Last night was not "most of the time," and instead saw the Nets start with a small lineup where Davis had to guard Paul Pierce all the way out to the three point line. Part of it was rust from the string of DNP-CD's he's racked up recently, but part of it was discomfort and unfamiliarity with guarding small forwards. Either way, Pierce torched Davis to start the game, and set the Nets on the big run they took to start the game.
But I'm not about to pretend that the Davis-on-Pierce matchup was the thing that cost the Grizzlies the game. If you look at the stat lines for the Grizzlies' starters—if you really want to, but I don't recommend it, because some things are just better not to know—they just didn't get it done, period.
Mike Conley played 20 minutes, was 0-8 from the field, and his +/- was -30. He had 6 (six!) turnovers in his limited minutes. Tayshaun Prince played 17 minutes and attempted no shots, no 3-pointers, no free throws. Davis was 0-2 in 12:54. Marc Gasol contributed some offense, but not enough to stem the tide.
The bench, on the other hand, came in and did the things the Grizzlies' bench has been doing for a while now: tried to save the day. The bench scored 70 points. Nick Calathes, reigning Western Conference Rookie of the Month for February (imagine that!) had ten points, five assists, and one turnover. I'm not going to run down the rest of the box score, but every single bench player contributed. Mike Miller was the only bench guy who got into the game who didn't score—even Beno Udrih made his only field goal attempt—and despite Miller's lack of scoring he still grabbed three rebounds.
But, unsurprisingly, 70 bench points isn't enough to get you over the hump when your starters get down 22 points in the first seven minutes of the basketball game. Basketball is a game of runs, but when a team gets down that big that early, so much energy is expended trying to even up the game that it becomes that much harder to actually take the lead. That's not an excuse, though, because the Grizzlies should never have been down that big to begin with. They keep digging these holes, and they keep barely getting out of them... except when they don't, like last night.
Playoff Race Update
Obviously, last night's loss didn't help the Grizzlies in their quest to get into the playoffs.
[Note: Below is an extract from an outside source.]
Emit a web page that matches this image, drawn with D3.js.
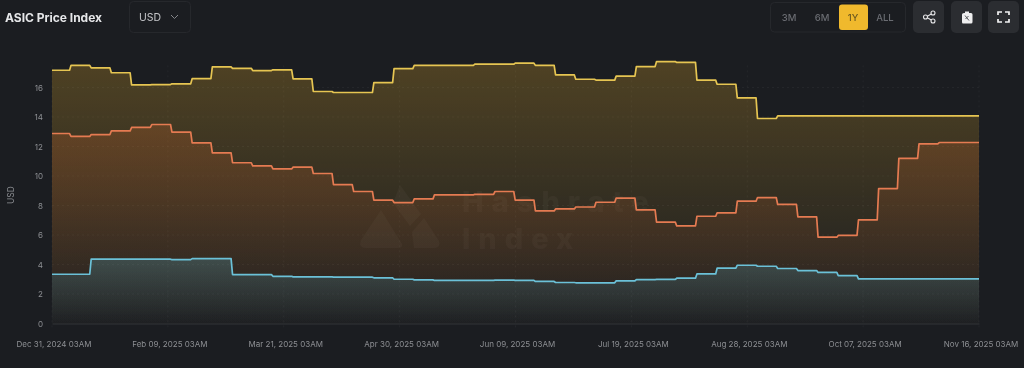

The Grizzlies are still in the ninth spot, one game back of the Dallas Mavericks, and also one game back of the seventh-place Phoenix Suns, who have a better win percentage. To make things worse, Minnesota has refocused and is lurking only four games back of the Grizzlies and five back of Dallas.
Other problems: Minnesota has an easy schedule this week, while the Grizzlies are playing teams like Washington, Brooklyn, Chicago, and Charlotte—remember when I said these games were "winnable but certainly not guaranteed"? Now they're something approximating "must-win" if the Griz are still going to finish out the month of March going 12-5 or 11-6.
Frankly, looking at the rest of the season and not just the few games coming up on the schedule, it's a lot more important that Conley get completely back to playing like Mike Conley, and for Marc Gasol to keep improving. Gasol has bounced back admirably as of late, but now it's Conley who (despite a great showing against the Cavs and Wizards) seems to be in an injury-inspired funk. The Grizzlies would probably be better off rolling with Calathes and Udrih for a while and letting Conley rest up than having him on the floor playing the way he did last night. For the first time maybe ever (in the "good Conley" era) the Griz can afford to do that.
A hobbled and/or crappy Mike Conley means a lottery pick for the Grizzlies. That's the real playoff race factor at the moment.